I had this problem at an old apartment. Every time I took a shower, the curtain would attack my legs. Not being one to just give up and let life suck, I thought I’d take a closer look at what was going on. In that shower, the shower curtain rod was removable. Turns out, some idiot installed it too far into the shower, letting the curtain hang straight down and allowing for a small air gap to turn into a large gap as air is pulled in at the bottom. Plus, there were no magnets to stick it to the tub with.

I unscrewed the shower curtain rod, and moved it further out away from the shower so that the curtain was on a slight diagonal. The weight of the curtain now was keeping it pinned to the sides of the tub, and the airflow wasn’t strong enough to move it.

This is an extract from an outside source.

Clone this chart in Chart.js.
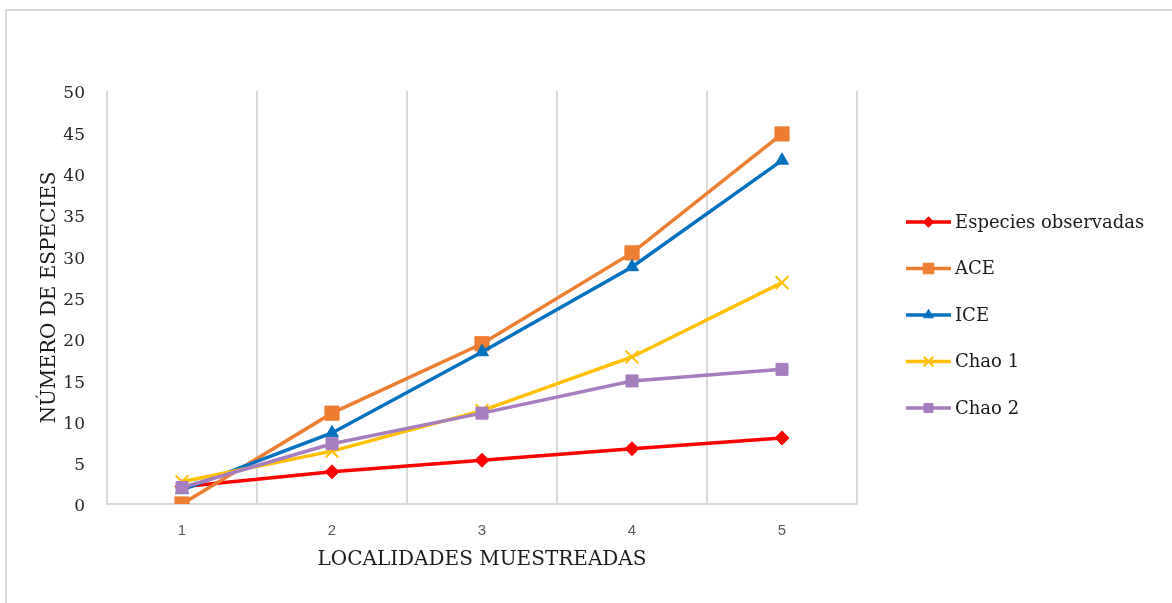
<!DOCTYPE html>
<html>
<head>
<meta charset="utf-8">
<script src="https://cdn.jsdelivr.net/npm/chart.js@4/dist/chart.umd.min.js"></script>
<style>
  html, body { margin: 0; padding: 0; background: #fff; }
  #wrap { width: 1172px; height: 603px; }
</style>
</head>
<body>
<div id="wrap"><canvas id="riqueza" width="1172" height="603"></canvas></div>
<script>
// datos
var localidades = ['1', '2', '3', '4', '5'];
var observadas = [2.1, 3.9, 5.3, 6.7, 8.0];
var ace = [0.0, 11.0, 19.4, 30.4, 44.8];
var ice = [1.7, 8.6, 18.4, 28.7, 41.6];
var chao1 = [2.7, 6.4, 11.3, 17.8, 26.8];
var chao2 = [2.0, 7.3, 11.0, 14.9, 16.3];
var yTicks = [0, 5, 10, 15, 20, 25, 30, 35, 40, 45, 50];

var serif = "'DejaVu Serif', serif";

function serie(label, data, color, style, radius, order) {
    return {
        label: label,
        data: data,
        borderColor: color,
        backgroundColor: color,
        borderWidth: 3.5,
        pointStyle: style,
        pointRadius: radius,
        pointBorderWidth: style === 'crossRot' ? 2 : 1,
        pointBorderColor: color,
        pointBackgroundColor: color,
        order: order,
        tension: 0
    };
}

var datasets = [
    serie('Especies observadas', observadas, '#FF0000', 'rectRot', 7, 5),
    serie('ACE', ace, '#ED7D31', 'rect', 10, 4),
    serie('ICE', ice, '#0070C0', 'triangle', 7.5, 3),
    serie('Chao 1', chao1, '#FFC000', 'crossRot', 9, 2),
    serie('Chao 2', chao2, '#A67DBF', 'rect', 8.5, 1)
];

// marco gris de la imagen + leyenda con linea y marcador
var decor = {
    id: 'decor',
    beforeDraw: function (chart) {
        var c = chart.ctx;
        c.save();
        c.strokeStyle = '#d9d9d9';
        c.lineWidth = 2;
        c.strokeRect(6, 10, 3000, 3000);
        c.restore();
    },
    afterDraw: function (chart) {
        var c = chart.ctx;
        var x0 = chart.chartArea.right + 49;
        var y0 = 222;
        var gap = 46.5;
        c.save();
        chart.data.datasets.forEach(function (ds, i) {
            var y = y0 + i * gap;
            c.strokeStyle = ds.borderColor;
            c.fillStyle = ds.borderColor;
            c.lineWidth = 3.5;
            c.beginPath();
            c.moveTo(x0, y);
            c.lineTo(x0 + 45, y);
            c.stroke();
            c.lineWidth = ds.pointBorderWidth;
            Chart.helpers.drawPoint(c, {
                pointStyle: ds.pointStyle,
                radius: ds.pointRadius * 0.75,
                rotation: 0,
                borderWidth: ds.pointBorderWidth
            }, x0 + 22.5, y);
            c.fillStyle = '#1a1a1a';
            c.font = '18px ' + serif;
            c.textBaseline = 'middle';
            c.textAlign = 'left';
            c.fillText(ds.label, x0 + 49, y + 1);
        });
        c.restore();
    }
};

var ctx = document.getElementById('riqueza').getContext('2d');
var chart = new Chart(ctx, {
    type: 'line',
    data: { labels: localidades, datasets: datasets },
    options: {
        responsive: false,
        animation: false,
        layout: { padding: { top: 91, right: 315, bottom: 0, left: 0 } },
        plugins: { legend: { display: false }, tooltip: { enabled: false } },
        scales: {
            x: {
                type: 'category',
                offset: true,
                grid: { offset: true, color: '#d9d9d9', lineWidth: 2, drawTicks: false },
                border: { display: true, color: '#d9d9d9', width: 2 },
                ticks: { color: '#595959', padding: 18, font: { family: "'Liberation Sans', sans-serif", size: 15 } },
                title: {
                    display: true,
                    text: 'LOCALIDADES MUESTREADAS',
                    color: '#1a1a1a',
                    font: { family: serif, size: 20 },
                    padding: { top: 0, bottom: 31 }
                },
                afterFit: function (s) { s.height = 99; }
            },
            y: {
                min: 0,
                max: 50,
                grid: { display: false, drawTicks: false },
                border: { display: false },
                afterBuildTicks: function (s) {
                    s.ticks = yTicks.map(function (v) { return { value: v }; });
                },
                ticks: { color: '#262626', padding: 22, labelOffset: 3, font: { family: serif, size: 17 } },
                title: {
                    display: true,
                    text: 'NÚMERO DE ESPECIES',
                    color: '#1a1a1a',
                    font: { family: serif, size: 20 },
                    padding: { top: 38, bottom: 0 }
                },
                afterFit: function (s) { s.width = 107; }
            }
        }
    },
    plugins: [decor]
});
</script>
</body>
</html>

[Crude sketch](https://imgur.com/a/Ld2LF2V)

Anonymous 0 Comments

Hot shower water heats up the air in the shower cabin. Hot air rises, escaping through the top of the shower cabin. This creates a relatively low air pressure zone in the shower cabin. Higher pressure air outside of the shower cabin pushes the shower curtain inwards.

Anonymous 0 Comments

Get two curtains. One for inside the tub. One for outside.

Also look for one with weights or magnets on the bottom for the inside.